Abstract

There has been different traditions in analysing Korean sentences in terms of information structure, and the basic terms of a name have been used differently depending on the different assumptions about their syntactic statuses. In this paper, I offer a perspective of viewing information structure as formal phenomena in the level of discourse and thus define the basic terms of information structure in Korean systematically. On the other hand, information units in a sentence have their own information statuses in their textual or situational contexts. In this research, I review the preceding approaches of similar perspectives and reclassify the expressional instantiations of the Korean information units. In this approach, I argue that in analysing sentences in terms of information structure it is desirable to see them function as constraints to the information structure in general, because they are not encoded formally and affect distributional realizations of topic and focus separately.
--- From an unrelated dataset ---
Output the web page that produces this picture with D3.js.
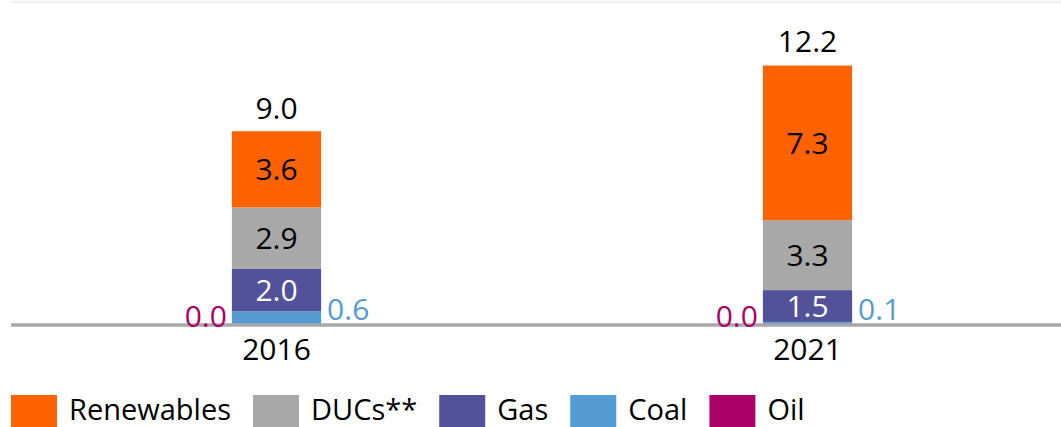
<!DOCTYPE html>
<html>
<head>
<meta charset="utf-8">
<script src="https://cdn.jsdelivr.net/npm/d3@7"></script>
<style>
  html, body { margin: 0; padding: 0; background: #fff; overflow: hidden; }
  svg { display: block; font-family: "Open Sans", sans-serif; }
</style>
</head>
<body>
<svg id="chart" width="1061" height="427"></svg>
<script>
// ---- data ----
const categories = ["2016", "2021"];
const seriesNames = ["Coal", "Gas", "DUCs**", "Renewables"];
const coal = [0.6, 0.1];
const gas = [2.0, 1.5];
const ducs = [2.9, 3.3];
const renewables = [3.6, 7.3];
const oil = [0.0, 0.0];
const totals = [9.0, 12.2];
const legendNames = ["Renewables", "DUCs**", "Gas", "Coal", "Oil"];

const colors = {
  "Renewables": "#ff6200",
  "DUCs**": "#a8a8a8",
  "Gas": "#525199",
  "Coal": "#559bd4",
  "Oil": "#ab0066"
};
const labelColors = { "Renewables": "#000", "DUCs**": "#000", "Gas": "#fff" };

const svg = d3.select("#chart");
const W = 1061, H = 427;

const x = d3.scaleBand().domain(categories).range([11, 1073])
  .paddingInner(0.832).paddingOuter(0.416);
const y = d3.scaleLinear().domain([0, 15.2]).range([324, 2]);

// top gridline
svg.append("line")
  .attr("x1", 11).attr("x2", W)
  .attr("y1", y(15.2)).attr("y2", y(15.2))
  .attr("stroke", "#f0f0f0").attr("stroke-width", 2.5);

// stacked data
const rows = categories.map((c, i) => ({
  cat: c, "Coal": coal[i], "Gas": gas[i], "DUCs**": ducs[i], "Renewables": renewables[i]
}));
const stack = d3.stack().keys(seriesNames)(rows);

const bars = svg.append("g");
const labels = svg.append("g");
stack.forEach(layer => {
  const name = layer.key;
  layer.forEach((d, i) => {
    const x0 = x(d.data.cat);
    const y0 = y(d[0]), y1 = y(d[1]);
    bars.append("rect")
      .attr("x", x0).attr("width", x.bandwidth())
      .attr("y", y1).attr("height", Math.max(0, y0 - y1))
      .attr("fill", colors[name]);
    if (labelColors[name]) {
      labels.append("text")
        .attr("x", x0 + x.bandwidth() / 2)
        .attr("y", (y0 + y1) / 2)
        .attr("dy", "0.36em")
        .attr("text-anchor", "middle")
        .attr("font-size", 30)
        .attr("fill", labelColors[name])
        .text(d3.format(".1f")(d[1] - d[0]));
    }
  });
});

// x axis line (drawn under the side labels)
bars.append("line")
  .attr("x1", 11).attr("x2", W)
  .attr("y1", y(0) + 1).attr("y2", y(0) + 1)
  .attr("stroke", "#a8a8a8").attr("stroke-width", 3.5);

// side and total labels
categories.forEach((c, i) => {
  labels.append("text")
    .attr("x", x(c) + x.bandwidth() + 6)
    .attr("y", y(0) - 4)
    .attr("font-size", 30)
    .attr("fill", colors["Coal"])
    .text(d3.format(".1f")(coal[i]));
  labels.append("text")
    .attr("x", x(c) - 5)
    .attr("y", y(0) + 3)
    .attr("text-anchor", "end")
    .attr("font-size", 30)
    .attr("fill", colors["Oil"])
    .text(d3.format(".1f")(oil[i]));
  labels.append("text")
    .attr("x", x(c) + x.bandwidth() / 2)
    .attr("y", y(totals[i]) - 14)
    .attr("text-anchor", "middle")
    .attr("font-size", 30)
    .attr("fill", "#000")
    .text(d3.format(".1f")(totals[i]));
});

// x axis labels
const xAxis = svg.append("g").attr("transform", `translate(0,${y(0)})`)
  .call(d3.axisBottom(x).tickSize(0).tickPadding(15));
xAxis.select(".domain").remove();
xAxis.selectAll("text").attr("font-size", 30).attr("fill", "#000")
  .attr("font-family", "Open Sans, sans-serif");

// legend
const lg = svg.append("g");
let lx = 11;
legendNames.forEach(name => {
  lg.append("rect").attr("x", lx).attr("y", 395).attr("width", 46).attr("height", 46)
    .attr("fill", colors[name]);
  const t = lg.append("text").attr("x", lx + 58).attr("y", 420)
    .attr("font-size", 29).attr("fill", "#000").text(name);
  lx += 58 + t.node().getComputedTextLength() + 22;
});
</script>
</body>
</html>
On the basis of the system above, I discuss the four issues in demarcating the border between information units in Korean: the linguistic encoding of topic and focus each, interactions between the scope of information structure, which is the same as the one of speech act, and the ones of other functional categories, and lastly, the interrelation between the case-markers ellipsis and focus realization. Meanwhile, I suggested that, firstly, the ratified topic in Korean can be realized only by word order without the topic marker neun, secondly, neun-marked nominals preceding a verb can be interpreted as an event topic, together with the verb as a whole and it has [+verum] feature as its matching focus unseen. Thirdly, I showed that the scopes of foci separate them from the presuppositions of the utterances they are in and, therefore, the semantic interpretation of each sentence should be interpreted as the dynamic conjointness of its presupposition and its assertion(the speech act). Finally, I made a counterargument to the pervasive idea that case-markers in Korean mark focus and pointed out that we need to see the same data with a different angle, that is to say, the case-markers within a focus is difficult to be omitted.